A few weeks ago, Amara Essy, the OAU Secretary General, told the press upon his arrival in Antananarivo that Ravalomanana may derive legitimacy from the results of last December's election, but he warned that self-proclamation would undermine the legality of that claim. Since then, several OAU missions, including the latest one, have tried to broker a solution to the crisis.
But Rabetsitonta says that if the international community continues to press for a second round of elections, they are wasting their time. "Not only is Marc Ravalomanana the new President of the Republic, but he is also the only one who can issue orders and have them executed," he said. "Marc Ravalomanana and Jacques Sylla have been installed in their functions and as of next week, they will get the machinery of government working again. To ask the Malagasies to go to a second round now would be totally incomprehensible to them.."
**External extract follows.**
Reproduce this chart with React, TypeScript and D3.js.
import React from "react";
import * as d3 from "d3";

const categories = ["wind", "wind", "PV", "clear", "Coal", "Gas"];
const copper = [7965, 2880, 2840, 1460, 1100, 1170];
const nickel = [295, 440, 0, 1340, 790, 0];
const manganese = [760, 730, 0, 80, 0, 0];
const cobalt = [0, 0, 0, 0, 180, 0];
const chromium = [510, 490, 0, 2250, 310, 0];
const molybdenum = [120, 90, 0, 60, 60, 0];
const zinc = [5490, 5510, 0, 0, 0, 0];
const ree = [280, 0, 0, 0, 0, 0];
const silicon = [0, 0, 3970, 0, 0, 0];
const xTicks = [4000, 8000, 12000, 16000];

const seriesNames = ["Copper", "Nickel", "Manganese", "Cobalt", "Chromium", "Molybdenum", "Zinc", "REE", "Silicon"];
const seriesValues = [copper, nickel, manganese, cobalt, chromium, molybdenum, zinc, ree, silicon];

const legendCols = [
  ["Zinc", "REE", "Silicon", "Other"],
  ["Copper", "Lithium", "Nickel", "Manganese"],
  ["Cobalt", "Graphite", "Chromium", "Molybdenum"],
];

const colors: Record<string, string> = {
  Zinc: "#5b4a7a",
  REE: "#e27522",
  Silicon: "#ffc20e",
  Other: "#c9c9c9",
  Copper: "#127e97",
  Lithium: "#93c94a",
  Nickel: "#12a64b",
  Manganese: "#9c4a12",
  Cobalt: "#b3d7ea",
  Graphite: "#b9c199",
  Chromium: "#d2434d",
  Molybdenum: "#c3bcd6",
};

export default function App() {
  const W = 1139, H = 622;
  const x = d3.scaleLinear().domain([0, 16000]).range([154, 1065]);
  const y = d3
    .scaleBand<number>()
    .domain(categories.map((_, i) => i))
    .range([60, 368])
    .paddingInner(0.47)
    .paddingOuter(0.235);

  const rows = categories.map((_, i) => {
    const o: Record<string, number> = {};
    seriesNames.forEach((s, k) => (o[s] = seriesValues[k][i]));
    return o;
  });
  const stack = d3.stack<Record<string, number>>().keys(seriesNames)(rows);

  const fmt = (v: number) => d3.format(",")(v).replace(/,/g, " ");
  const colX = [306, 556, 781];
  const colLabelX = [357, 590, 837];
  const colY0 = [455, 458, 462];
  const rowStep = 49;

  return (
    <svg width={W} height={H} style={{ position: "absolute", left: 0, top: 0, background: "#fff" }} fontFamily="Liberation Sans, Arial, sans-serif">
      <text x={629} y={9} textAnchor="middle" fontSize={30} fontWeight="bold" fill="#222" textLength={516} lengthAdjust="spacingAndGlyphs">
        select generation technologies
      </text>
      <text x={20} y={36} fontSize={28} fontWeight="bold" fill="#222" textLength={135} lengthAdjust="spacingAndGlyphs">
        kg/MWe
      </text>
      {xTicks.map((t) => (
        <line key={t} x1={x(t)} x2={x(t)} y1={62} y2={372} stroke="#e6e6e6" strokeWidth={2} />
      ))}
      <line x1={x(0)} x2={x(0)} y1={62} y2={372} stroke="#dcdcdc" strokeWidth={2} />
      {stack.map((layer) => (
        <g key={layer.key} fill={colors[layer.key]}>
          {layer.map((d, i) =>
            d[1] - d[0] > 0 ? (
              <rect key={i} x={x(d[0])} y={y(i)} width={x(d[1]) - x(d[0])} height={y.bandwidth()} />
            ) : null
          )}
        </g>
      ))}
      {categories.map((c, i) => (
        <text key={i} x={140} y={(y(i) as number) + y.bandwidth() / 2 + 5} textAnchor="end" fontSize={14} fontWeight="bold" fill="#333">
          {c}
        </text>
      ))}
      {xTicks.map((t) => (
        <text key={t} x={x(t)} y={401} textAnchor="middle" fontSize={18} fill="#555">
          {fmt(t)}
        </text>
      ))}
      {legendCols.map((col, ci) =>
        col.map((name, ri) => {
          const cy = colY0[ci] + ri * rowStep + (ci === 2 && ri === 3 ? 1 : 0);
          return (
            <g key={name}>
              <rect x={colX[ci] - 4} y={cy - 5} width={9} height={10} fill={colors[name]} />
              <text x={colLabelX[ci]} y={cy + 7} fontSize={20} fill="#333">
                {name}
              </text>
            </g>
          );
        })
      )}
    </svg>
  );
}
Although Ravalomanana appears to have won the popularity contest, Ratsiraka is not without backers. Besides the support of five provincial governors, he has historically had a following in his home area around Tamatave. However, the BBC's Leitfield reports that, despite a few small marches in support of Ratsiraka, "political apathy" may be a better description of the mood in his capital.
According to Rabetsitonta , the only way out of the current quandry is for the OAU to negotiate Ratsiraka's final departure from Madagascar and for all Malagasies to vote on the new government in a referendum. "If the people say no to this project, President Ravalomanana will resign. But if they say yes, this will show everybody that he has been upheld by the Malagasy people to be the real and sole President of this country." The Ravalomanana camp has put its the proposal to the visiting OAU mission and is awaiting the response of both the African delegation and of the United Nations.
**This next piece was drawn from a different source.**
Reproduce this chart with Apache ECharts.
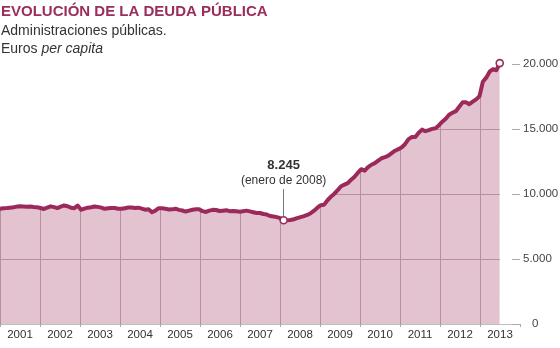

It is clear, however, that tensions are rising, and Ravalomanana's supporters fear that Ratsiraka's side is prepared to use force. The Antananarivo newspaper Midi Madagasikara has reported that an Algerian military plane, loaded with five tons of cargo, landed in Tamatave from Mozambique on Friday .The Algerian embassy in Madagascar issued a communique saying that the "military aircraft was exclusively carrying equipment for setting up a radio and TV station. It is the same aircraft that delivered tents to Madagascar during the solar eclipse of June 2001." Ravalomanana's special advisor expressed concern that the plane may have delivered weapons to Ratsiraka and his backers. He also says the new administration is investigating a rumour that a Syrian plane has also landed at Tamatave.
This is not the first time that "people power" and the threat of violence have clashed around Ratsiraka's claims to power. He ruled Madagascar for more than 15 years after seizing the presidency in a 1975 military coup. During an administration characterized by suppression of dissent and economic mismanagement, opposition against his administration grew.
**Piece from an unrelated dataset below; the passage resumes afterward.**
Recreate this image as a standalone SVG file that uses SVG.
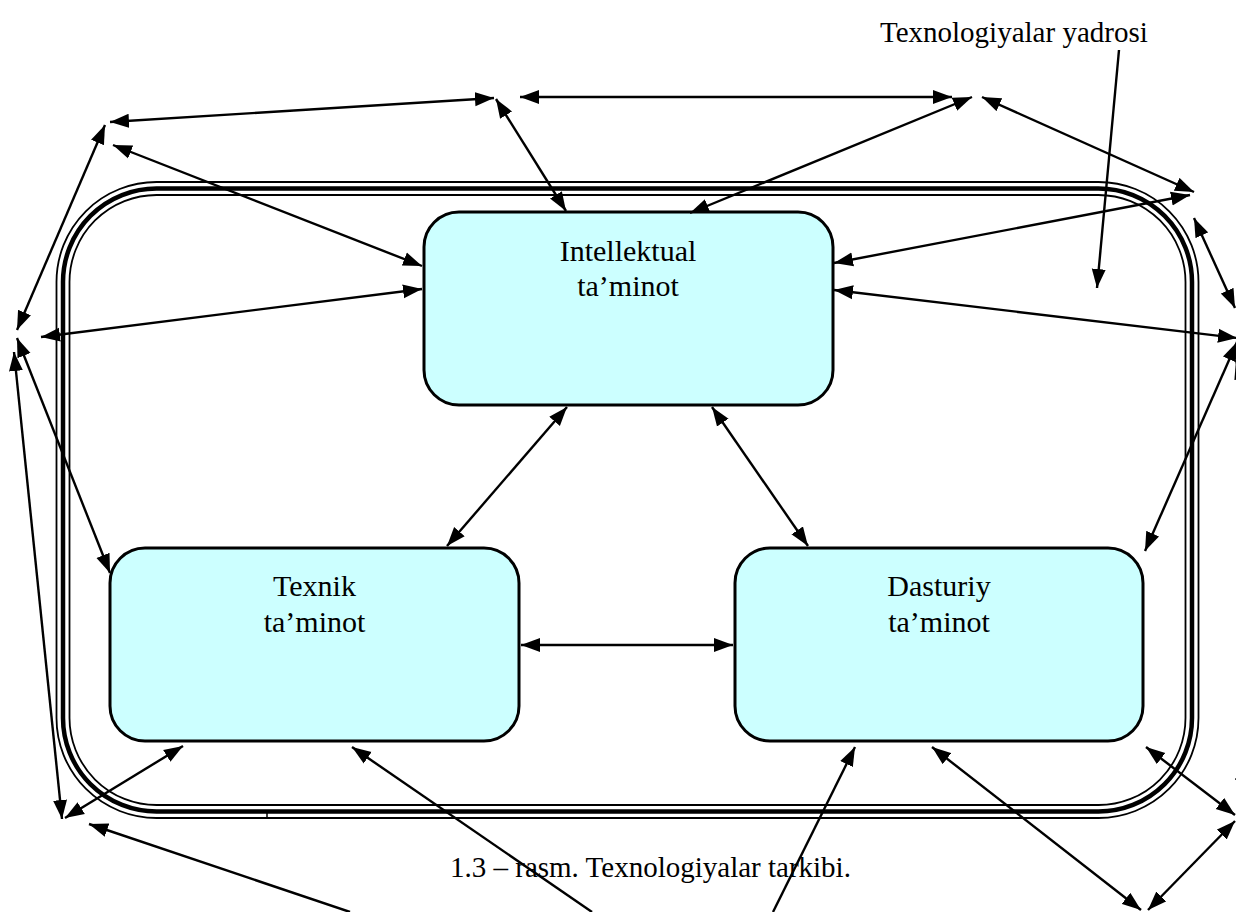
<svg xmlns="http://www.w3.org/2000/svg" width="1236" height="912" viewBox="0 0 1236 912">
<style>
.frame{fill:none;stroke:#000}
.box{fill:#CCFFFF;stroke:#000;stroke-width:3}
.lbl{font-family:"Liberation Serif","Times New Roman",serif;font-size:29px;fill:#000}
.big{font-size:30px}
.c{text-anchor:middle}
.cn line{stroke:#000;stroke-width:2.4}
.bi{marker-start:url(#ah);marker-end:url(#ah)}
.end{marker-end:url(#ah)}
.start{marker-start:url(#ah)}
</style>
<defs>
<marker id="ah" markerUnits="userSpaceOnUse" markerWidth="20" markerHeight="15" refX="19" refY="7.5" orient="auto-start-reverse">
<path d="M0,0.5 L19,7.5 L0,14.5 z" fill="#000"/>
</marker>
</defs>
<rect width="1236" height="912" fill="#fff"/>
<g id="core">
<rect class="frame" x="56.5" y="182" width="1142" height="636" rx="100" stroke-width="1.8"/>
<rect class="frame" x="63" y="188.5" width="1129" height="623" rx="93.5" stroke-width="4.5"/>
<rect class="frame" x="69.5" y="195" width="1116" height="610" rx="87" stroke-width="1.8"/>
<line x1="267" y1="812" x2="267" y2="818" stroke="#000" stroke-width="1.5"/>
</g>
<g id="intellektual">
<rect class="box" x="424" y="212" width="409" height="193" rx="35"/>
<text class="lbl big c" x="628" y="261">Intellektual</text>
<text class="lbl big c" x="628" y="296">ta’minot</text>
</g>
<g id="texnik">
<rect class="box" x="110" y="548" width="409" height="193" rx="35"/>
<text class="lbl big c" x="314.5" y="596">Texnik</text>
<text class="lbl big c" x="314.5" y="632">ta’minot</text>
</g>
<g id="dasturiy">
<rect class="box" x="735" y="548" width="408" height="193" rx="35"/>
<text class="lbl big c" x="939" y="596">Dasturiy</text>
<text class="lbl big c" x="939" y="632">ta’minot</text>
</g>
<g id="label">
<text class="lbl" x="880" y="42">Texnologiyalar yadrosi</text>
</g>
<g id="caption">
<text class="lbl" x="450" y="877">1.3 – rasm. Texnologiyalar tarkibi.</text>
</g>
<g id="connectors" class="cn">
<line class="bi" x1="110" y1="122" x2="494" y2="98"/>
<line class="bi" x1="520" y1="97" x2="952" y2="97"/>
<line class="bi" x1="105" y1="125" x2="17" y2="330"/>
<line class="bi" x1="113" y1="145" x2="422" y2="266"/>
<line class="bi" x1="41" y1="337" x2="422" y2="289"/>
<line class="bi" x1="496" y1="99" x2="566" y2="211"/>
<line class="bi" x1="972" y1="97" x2="690" y2="213"/>
<line class="bi" x1="982" y1="97" x2="1194" y2="192"/>
<line class="bi" x1="834" y1="263" x2="1190" y2="195"/>
<line class="bi" x1="834" y1="290" x2="1237" y2="338"/>
<line class="bi" x1="1194" y1="218" x2="1235" y2="308"/>
<line class="bi" x1="1237" y1="342" x2="1145" y2="551"/>
<line class="end" x1="1250" y1="410" x2="1236" y2="360"/>
<line class="end" x1="1119" y1="50" x2="1097" y2="288"/>
<line class="bi" x1="567" y1="407" x2="447" y2="546"/>
<line class="bi" x1="712" y1="407" x2="808" y2="546"/>
<line class="bi" x1="521" y1="645" x2="733" y2="645"/>
<line class="bi" x1="17" y1="338" x2="110" y2="573"/>
<line class="bi" x1="14" y1="352" x2="62" y2="819"/>
<line class="bi" x1="65" y1="818" x2="183" y2="746"/>
<line class="start" x1="89" y1="824" x2="350" y2="912"/>
<line class="start" x1="352" y1="747" x2="592" y2="912"/>
<line class="start" x1="855" y1="747" x2="773" y2="912"/>
<line class="bi" x1="932" y1="747" x2="1141" y2="910"/>
<line class="bi" x1="1146" y1="747" x2="1235" y2="815"/>
<line class="bi" x1="1235" y1="821" x2="1148" y2="910"/>
<line class="end" x1="1258" y1="735" x2="1236" y2="780"/>
</g>
</svg>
He was forced to share power in 1991, following weeks of marches that brought as many as half a million people to the streets in daily demonstrations. When his government declared a state of emergency and banned protests, the opposition instead held outdoor "balls," and the streets filled with hundreds of thousands of dancers. After presidential guards killed fifty-one protesters on June 30 of that year, opposition parties united to name their own government, and - as in recent weeks -- throngs of supporters escorted the new appointees to their ministries. Ratsiraka was trounced at the polls in 1993 but made a comeback during an economic crisis to win the election of 1996.